As ideias estão no ar, e uma coisa curiosa (ou deveria dizer mediúnica?, ouço risos) me aconteceu. Acredite se puder. Ainda um pouco antes da década de 80, já eu havia lido alguma coisa de teatro, e nada sabia de James Joyce. E comecei a conceber e escrever (olha só) o que seria uma peça em três atos, intitulada “A festa do morto” e algo parecida com a história de Finnegans, conforme constatei mais tarde. Um sujeito (não me lembro do nome que lhe dei) comemora seu aniversário, com a família e os amigos, bebe e extravasa toda a sua euforia, até sofrer o que se supõe que seja repentino e fatal infarto. A festa então se transforma no alvoroço da morte, e vem o velório; as pessoas ali perplexas, entristecidas, lamentosas. Repentino como fora o ato de sua morte, eis que o morto ressuscita, saindo, na verdade, do que não passou de um estado mórbido, cataléptico (enrijecimento dos membros, insensibilidade, respiração e pulso lentos, palidez cutânea), em que a pessoa parece morta. Ato contínuo, volta a euforia, e agora (brincam os amigos) a festa do morto. Mas eis que, daí a mais um pouco, o “ressuscitado” sofre outro ataque e morre, agora definitivamente.
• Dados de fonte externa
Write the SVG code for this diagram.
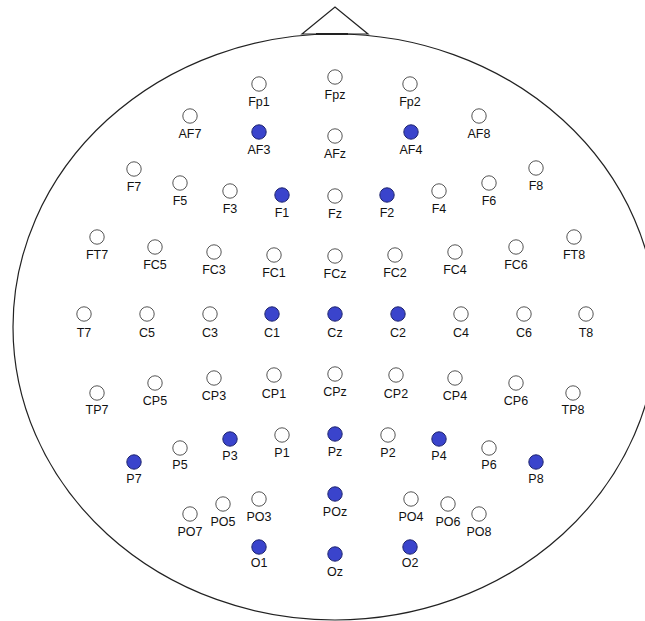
<svg xmlns="http://www.w3.org/2000/svg" width="645" height="621" viewBox="0 0 645 621">
<style>
.head{fill:#fff;stroke:#222;stroke-width:1.2}
.e{fill:#fff;stroke:#555;stroke-width:1}
.a{fill:#3a44cc;stroke:#1e2470;stroke-width:1}
text{font-family:"Liberation Sans",Arial,sans-serif;font-size:12.5px;fill:#111;text-anchor:middle}
</style>
<rect width="645" height="621" fill="#fff"/>
<g id="head">
<ellipse class="head" cx="335" cy="327" rx="322" ry="293"/>
<path d="M302,34 L335,7 L368,34 Z" fill="none" stroke="#222" stroke-width="1.2"/>
<line x1="316" y1="34" x2="348" y2="34" stroke="#222" stroke-width="2"/>
</g>
<g id="Fp1"><circle class="e" cx="259" cy="84" r="7.2"/><text x="259" y="106">Fp1</text></g>
<g id="Fpz"><circle class="e" cx="335" cy="77" r="7.2"/><text x="335" y="99">Fpz</text></g>
<g id="Fp2"><circle class="e" cx="410" cy="84" r="7.2"/><text x="410" y="106">Fp2</text></g>
<g id="AF7"><circle class="e" cx="190" cy="116" r="7.2"/><text x="190" y="138">AF7</text></g>
<g id="AF3"><circle class="a" cx="259" cy="132" r="7.2"/><text x="259" y="154">AF3</text></g>
<g id="AFz"><circle class="e" cx="335" cy="136" r="7.2"/><text x="335" y="158">AFz</text></g>
<g id="AF4"><circle class="a" cx="411" cy="132" r="7.2"/><text x="411" y="154">AF4</text></g>
<g id="AF8"><circle class="e" cx="479" cy="116" r="7.2"/><text x="479" y="138">AF8</text></g>
<g id="F7"><circle class="e" cx="134" cy="169" r="7.2"/><text x="134" y="191">F7</text></g>
<g id="F5"><circle class="e" cx="180" cy="183" r="7.2"/><text x="180" y="205">F5</text></g>
<g id="F3"><circle class="e" cx="230" cy="191" r="7.2"/><text x="230" y="213">F3</text></g>
<g id="F1"><circle class="a" cx="282" cy="195" r="7.2"/><text x="282" y="217">F1</text></g>
<g id="Fz"><circle class="e" cx="335" cy="196" r="7.2"/><text x="335" y="218">Fz</text></g>
<g id="F2"><circle class="a" cx="387" cy="195" r="7.2"/><text x="387" y="217">F2</text></g>
<g id="F4"><circle class="e" cx="439" cy="191" r="7.2"/><text x="439" y="213">F4</text></g>
<g id="F6"><circle class="e" cx="489" cy="183" r="7.2"/><text x="489" y="205">F6</text></g>
<g id="F8"><circle class="e" cx="536" cy="168" r="7.2"/><text x="536" y="190">F8</text></g>
<g id="FT7"><circle class="e" cx="97" cy="237" r="7.2"/><text x="97" y="259">FT7</text></g>
<g id="FC5"><circle class="e" cx="155" cy="247" r="7.2"/><text x="155" y="269">FC5</text></g>
<g id="FC3"><circle class="e" cx="214" cy="252" r="7.2"/><text x="214" y="274">FC3</text></g>
<g id="FC1"><circle class="e" cx="274" cy="255" r="7.2"/><text x="274" y="277">FC1</text></g>
<g id="FCz"><circle class="e" cx="335" cy="256" r="7.2"/><text x="335" y="278">FCz</text></g>
<g id="FC2"><circle class="e" cx="395" cy="255" r="7.2"/><text x="395" y="277">FC2</text></g>
<g id="FC4"><circle class="e" cx="455" cy="252" r="7.2"/><text x="455" y="274">FC4</text></g>
<g id="FC6"><circle class="e" cx="516" cy="247" r="7.2"/><text x="516" y="269">FC6</text></g>
<g id="FT8"><circle class="e" cx="574" cy="237" r="7.2"/><text x="574" y="259">FT8</text></g>
<g id="T7"><circle class="e" cx="84" cy="314" r="7.2"/><text x="84" y="337">T7</text></g>
<g id="C5"><circle class="e" cx="147" cy="314" r="7.2"/><text x="147" y="337">C5</text></g>
<g id="C3"><circle class="e" cx="210" cy="314" r="7.2"/><text x="210" y="337">C3</text></g>
<g id="C1"><circle class="a" cx="272" cy="314" r="7.2"/><text x="272" y="337">C1</text></g>
<g id="Cz"><circle class="a" cx="335" cy="314" r="7.2"/><text x="335" y="337">Cz</text></g>
<g id="C2"><circle class="a" cx="398" cy="314" r="7.2"/><text x="398" y="337">C2</text></g>
<g id="C4"><circle class="e" cx="461" cy="314" r="7.2"/><text x="461" y="337">C4</text></g>
<g id="C6"><circle class="e" cx="524" cy="314" r="7.2"/><text x="524" y="337">C6</text></g>
<g id="T8"><circle class="e" cx="586" cy="314" r="7.2"/><text x="586" y="337">T8</text></g>
<g id="TP7"><circle class="e" cx="97" cy="393" r="7.2"/><text x="97" y="414">TP7</text></g>
<g id="CP5"><circle class="e" cx="155" cy="383" r="7.2"/><text x="155" y="405">CP5</text></g>
<g id="CP3"><circle class="e" cx="214" cy="378" r="7.2"/><text x="214" y="400">CP3</text></g>
<g id="CP1"><circle class="e" cx="274" cy="375" r="7.2"/><text x="274" y="398">CP1</text></g>
<g id="CPz"><circle class="e" cx="335" cy="374" r="7.2"/><text x="335" y="396">CPz</text></g>
<g id="CP2"><circle class="e" cx="396" cy="375" r="7.2"/><text x="396" y="398">CP2</text></g>
<g id="CP4"><circle class="e" cx="455" cy="378" r="7.2"/><text x="455" y="400">CP4</text></g>
<g id="CP6"><circle class="e" cx="516" cy="383" r="7.2"/><text x="516" y="405">CP6</text></g>
<g id="TP8"><circle class="e" cx="573" cy="393" r="7.2"/><text x="573" y="414">TP8</text></g>
<g id="P7"><circle class="a" cx="134" cy="462" r="7.2"/><text x="134" y="483">P7</text></g>
<g id="P5"><circle class="e" cx="180" cy="448" r="7.2"/><text x="180" y="469">P5</text></g>
<g id="P3"><circle class="a" cx="230" cy="439" r="7.2"/><text x="230" y="460">P3</text></g>
<g id="P1"><circle class="e" cx="282" cy="435" r="7.2"/><text x="282" y="457">P1</text></g>
<g id="Pz"><circle class="a" cx="335" cy="434" r="7.2"/><text x="335" y="456">Pz</text></g>
<g id="P2"><circle class="e" cx="388" cy="435" r="7.2"/><text x="388" y="457">P2</text></g>
<g id="P4"><circle class="a" cx="439" cy="439" r="7.2"/><text x="439" y="460">P4</text></g>
<g id="P6"><circle class="e" cx="489" cy="448" r="7.2"/><text x="489" y="469">P6</text></g>
<g id="P8"><circle class="a" cx="536" cy="462" r="7.2"/><text x="536" y="483">P8</text></g>
<g id="PO7"><circle class="e" cx="190" cy="514" r="7.2"/><text x="190" y="536">PO7</text></g>
<g id="PO5"><circle class="e" cx="223" cy="504" r="7.2"/><text x="223" y="526">PO5</text></g>
<g id="PO3"><circle class="e" cx="259" cy="499" r="7.2"/><text x="259" y="521">PO3</text></g>
<g id="POz"><circle class="a" cx="335" cy="494" r="7.2"/><text x="335" y="516">POz</text></g>
<g id="PO4"><circle class="e" cx="411" cy="499" r="7.2"/><text x="411" y="521">PO4</text></g>
<g id="PO6"><circle class="e" cx="448" cy="504" r="7.2"/><text x="448" y="526">PO6</text></g>
<g id="PO8"><circle class="e" cx="479" cy="514" r="7.2"/><text x="479" y="536">PO8</text></g>
<g id="O1"><circle class="a" cx="259" cy="547" r="7.2"/><text x="259" y="567">O1</text></g>
<g id="Oz"><circle class="a" cx="335" cy="554" r="7.2"/><text x="335" y="576">Oz</text></g>
<g id="O2"><circle class="a" cx="410" cy="547" r="7.2"/><text x="410" y="567">O2</text></g>
<g id="connectors"></g>
</svg>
Já eu me adiantava nos três tempos da peça (a festa; a morte; ressurreição e morte), quando descobri Joyce: “Dublinenses”, “Retrato do Artista Quando Jovem” e, antes de chegar a “Ulisses” (de uma história banal, a obra colossal), o “Panorama do Finnegans Wake”, dos irmãos Campos. Depois a peça “Exilados”, também de Joyce, e seus poemas. Pelos Campos me dei conta da festa, da morte, do velório, do sonho de Finnegans. Então, com algum pesar, rasguei os esboços do que seria a minha pobre peça de teatro.